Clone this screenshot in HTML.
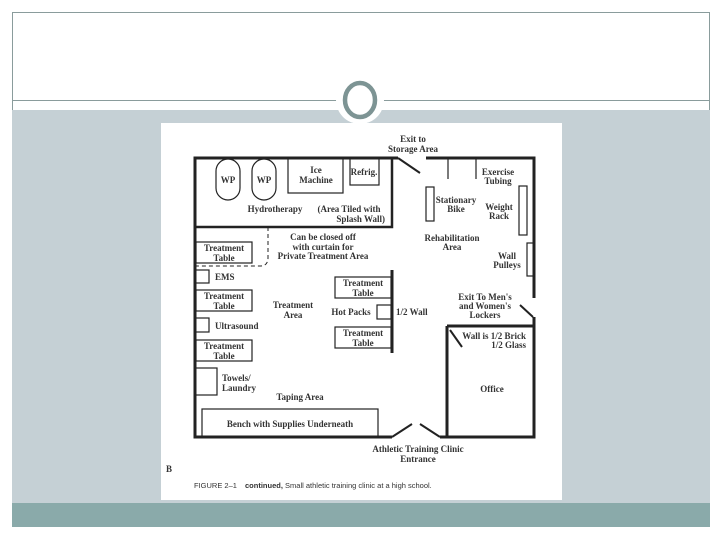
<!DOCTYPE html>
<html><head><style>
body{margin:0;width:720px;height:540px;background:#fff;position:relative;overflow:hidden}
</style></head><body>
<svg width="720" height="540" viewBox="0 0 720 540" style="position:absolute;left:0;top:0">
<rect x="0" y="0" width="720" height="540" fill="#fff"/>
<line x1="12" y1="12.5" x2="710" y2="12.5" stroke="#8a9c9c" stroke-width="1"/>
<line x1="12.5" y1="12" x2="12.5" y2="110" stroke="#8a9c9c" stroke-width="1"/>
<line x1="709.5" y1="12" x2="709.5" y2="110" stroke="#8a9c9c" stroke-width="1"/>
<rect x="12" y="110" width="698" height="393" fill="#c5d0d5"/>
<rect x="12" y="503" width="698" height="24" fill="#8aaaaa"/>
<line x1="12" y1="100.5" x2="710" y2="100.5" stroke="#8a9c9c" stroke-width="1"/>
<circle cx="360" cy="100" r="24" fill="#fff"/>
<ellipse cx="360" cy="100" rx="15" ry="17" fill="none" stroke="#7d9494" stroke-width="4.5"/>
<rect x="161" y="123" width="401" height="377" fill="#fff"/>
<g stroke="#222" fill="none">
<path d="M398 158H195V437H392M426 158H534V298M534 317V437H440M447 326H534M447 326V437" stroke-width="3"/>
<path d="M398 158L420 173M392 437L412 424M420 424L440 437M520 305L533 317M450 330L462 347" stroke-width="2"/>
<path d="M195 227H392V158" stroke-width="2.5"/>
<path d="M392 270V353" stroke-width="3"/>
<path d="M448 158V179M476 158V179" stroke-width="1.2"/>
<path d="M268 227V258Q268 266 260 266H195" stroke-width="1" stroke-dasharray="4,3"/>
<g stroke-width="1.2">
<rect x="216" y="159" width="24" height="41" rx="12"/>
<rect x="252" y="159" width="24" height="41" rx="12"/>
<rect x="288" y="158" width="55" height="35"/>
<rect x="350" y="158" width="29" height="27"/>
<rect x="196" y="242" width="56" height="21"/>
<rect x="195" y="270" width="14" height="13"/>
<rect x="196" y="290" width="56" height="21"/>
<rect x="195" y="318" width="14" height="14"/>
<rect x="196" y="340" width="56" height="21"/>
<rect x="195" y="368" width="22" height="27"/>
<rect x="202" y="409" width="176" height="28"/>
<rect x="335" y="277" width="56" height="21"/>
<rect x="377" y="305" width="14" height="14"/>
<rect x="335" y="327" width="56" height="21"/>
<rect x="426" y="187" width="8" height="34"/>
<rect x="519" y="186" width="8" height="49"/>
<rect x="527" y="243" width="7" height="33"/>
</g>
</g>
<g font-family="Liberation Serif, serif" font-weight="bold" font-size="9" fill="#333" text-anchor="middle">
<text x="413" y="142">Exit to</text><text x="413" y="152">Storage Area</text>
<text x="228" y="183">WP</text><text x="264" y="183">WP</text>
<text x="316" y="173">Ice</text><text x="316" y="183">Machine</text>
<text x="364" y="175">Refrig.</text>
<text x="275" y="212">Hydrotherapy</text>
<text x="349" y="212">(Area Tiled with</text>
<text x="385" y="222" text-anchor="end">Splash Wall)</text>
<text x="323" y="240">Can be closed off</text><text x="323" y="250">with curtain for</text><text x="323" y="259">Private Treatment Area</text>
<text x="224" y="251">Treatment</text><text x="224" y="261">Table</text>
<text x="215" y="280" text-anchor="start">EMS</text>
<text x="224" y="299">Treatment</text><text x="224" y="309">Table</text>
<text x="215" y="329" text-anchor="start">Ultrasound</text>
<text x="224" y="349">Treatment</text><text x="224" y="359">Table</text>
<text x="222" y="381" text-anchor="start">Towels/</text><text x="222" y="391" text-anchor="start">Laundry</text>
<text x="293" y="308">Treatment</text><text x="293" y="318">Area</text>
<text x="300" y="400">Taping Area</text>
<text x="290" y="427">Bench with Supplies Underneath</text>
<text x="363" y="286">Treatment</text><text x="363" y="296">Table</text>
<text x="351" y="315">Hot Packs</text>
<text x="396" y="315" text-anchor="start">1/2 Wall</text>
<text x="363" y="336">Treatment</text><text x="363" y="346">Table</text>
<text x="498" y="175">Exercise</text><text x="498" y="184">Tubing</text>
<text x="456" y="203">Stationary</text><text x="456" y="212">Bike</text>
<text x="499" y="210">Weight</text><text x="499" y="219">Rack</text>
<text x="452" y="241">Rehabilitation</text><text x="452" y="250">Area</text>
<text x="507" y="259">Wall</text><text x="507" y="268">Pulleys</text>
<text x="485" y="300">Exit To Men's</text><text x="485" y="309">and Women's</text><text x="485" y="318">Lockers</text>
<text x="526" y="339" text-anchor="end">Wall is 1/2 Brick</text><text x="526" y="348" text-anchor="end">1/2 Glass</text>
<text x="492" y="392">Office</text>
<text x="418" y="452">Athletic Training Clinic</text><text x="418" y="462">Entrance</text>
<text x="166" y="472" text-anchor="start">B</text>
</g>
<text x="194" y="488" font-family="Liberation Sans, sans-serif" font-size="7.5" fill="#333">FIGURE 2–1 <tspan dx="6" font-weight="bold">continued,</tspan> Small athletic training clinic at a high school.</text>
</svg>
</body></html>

= = = = =

Job
Print out the whole of the material word for word, without pictures.

Written solution
Clone this screenshot in HTML.
<!DOCTYPE html>
<html><head><style>
body{margin:0;width:720px;height:540px;background:#fff;position:relative;overflow:hidden}
</style></head><body>
<svg width="720" height="540" viewBox="0 0 720 540" style="position:absolute;left:0;top:0">
<rect x="0" y="0" width="720" height="540" fill="#fff"/>
<line x1="12" y1="12.5" x2="710" y2="12.5" stroke="#8a9c9c" stroke-width="1"/>
<line x1="12.5" y1="12" x2="12.5" y2="110" stroke="#8a9c9c" stroke-width="1"/>
<line x1="709.5" y1="12" x2="709.5" y2="110" stroke="#8a9c9c" stroke-width="1"/>
<rect x="12" y="110" width="698" height="393" fill="#c5d0d5"/>
<rect x="12" y="503" width="698" height="24" fill="#8aaaaa"/>
<line x1="12" y1="100.5" x2="710" y2="100.5" stroke="#8a9c9c" stroke-width="1"/>
<circle cx="360" cy="100" r="24" fill="#fff"/>
<ellipse cx="360" cy="100" rx="15" ry="17" fill="none" stroke="#7d9494" stroke-width="4.5"/>
<rect x="161" y="123" width="401" height="377" fill="#fff"/>
<g stroke="#222" fill="none">
<path d="M398 158H195V437H392M426 158H534V298M534 317V437H440M447 326H534M447 326V437" stroke-width="3"/>
<path d="M398 158L420 173M392 437L412 424M420 424L440 437M520 305L533 317M450 330L462 347" stroke-width="2"/>
<path d="M195 227H392V158" stroke-width="2.5"/>
<path d="M392 270V353" stroke-width="3"/>
<path d="M448 158V179M476 158V179" stroke-width="1.2"/>
<path d="M268 227V258Q268 266 260 266H195" stroke-width="1" stroke-dasharray="4,3"/>
<g stroke-width="1.2">
<rect x="216" y="159" width="24" height="41" rx="12"/>
<rect x="252" y="159" width="24" height="41" rx="12"/>
<rect x="288" y="158" width="55" height="35"/>
<rect x="350" y="158" width="29" height="27"/>
<rect x="196" y="242" width="56" height="21"/>
<rect x="195" y="270" width="14" height="13"/>
<rect x="196" y="290" width="56" height="21"/>
<rect x="195" y="318" width="14" height="14"/>
<rect x="196" y="340" width="56" height="21"/>
<rect x="195" y="368" width="22" height="27"/>
<rect x="202" y="409" width="176" height="28"/>
<rect x="335" y="277" width="56" height="21"/>
<rect x="377" y="305" width="14" height="14"/>
<rect x="335" y="327" width="56" height="21"/>
<rect x="426" y="187" width="8" height="34"/>
<rect x="519" y="186" width="8" height="49"/>
<rect x="527" y="243" width="7" height="33"/>
</g>
</g>
<g font-family="Liberation Serif, serif" font-weight="bold" font-size="9" fill="#333" text-anchor="middle">
<text x="413" y="142">Exit to</text><text x="413" y="152">Storage Area</text>
<text x="228" y="183">WP</text><text x="264" y="183">WP</text>
<text x="316" y="173">Ice</text><text x="316" y="183">Machine</text>
<text x="364" y="175">Refrig.</text>
<text x="275" y="212">Hydrotherapy</text>
<text x="349" y="212">(Area Tiled with</text>
<text x="385" y="222" text-anchor="end">Splash Wall)</text>
<text x="323" y="240">Can be closed off</text><text x="323" y="250">with curtain for</text><text x="323" y="259">Private Treatment Area</text>
<text x="224" y="251">Treatment</text><text x="224" y="261">Table</text>
<text x="215" y="280" text-anchor="start">EMS</text>
<text x="224" y="299">Treatment</text><text x="224" y="309">Table</text>
<text x="215" y="329" text-anchor="start">Ultrasound</text>
<text x="224" y="349">Treatment</text><text x="224" y="359">Table</text>
<text x="222" y="381" text-anchor="start">Towels/</text><text x="222" y="391" text-anchor="start">Laundry</text>
<text x="293" y="308">Treatment</text><text x="293" y="318">Area</text>
<text x="300" y="400">Taping Area</text>
<text x="290" y="427">Bench with Supplies Underneath</text>
<text x="363" y="286">Treatment</text><text x="363" y="296">Table</text>
<text x="351" y="315">Hot Packs</text>
<text x="396" y="315" text-anchor="start">1/2 Wall</text>
<text x="363" y="336">Treatment</text><text x="363" y="346">Table</text>
<text x="498" y="175">Exercise</text><text x="498" y="184">Tubing</text>
<text x="456" y="203">Stationary</text><text x="456" y="212">Bike</text>
<text x="499" y="210">Weight</text><text x="499" y="219">Rack</text>
<text x="452" y="241">Rehabilitation</text><text x="452" y="250">Area</text>
<text x="507" y="259">Wall</text><text x="507" y="268">Pulleys</text>
<text x="485" y="300">Exit To Men's</text><text x="485" y="309">and Women's</text><text x="485" y="318">Lockers</text>
<text x="526" y="339" text-anchor="end">Wall is 1/2 Brick</text><text x="526" y="348" text-anchor="end">1/2 Glass</text>
<text x="492" y="392">Office</text>
<text x="418" y="452">Athletic Training Clinic</text><text x="418" y="462">Entrance</text>
<text x="166" y="472" text-anchor="start">B</text>
</g>
<text x="194" y="488" font-family="Liberation Sans, sans-serif" font-size="7.5" fill="#333">FIGURE 2–1 <tspan dx="6" font-weight="bold">continued,</tspan> Small athletic training clinic at a high school.</text>
</svg>
</body></html>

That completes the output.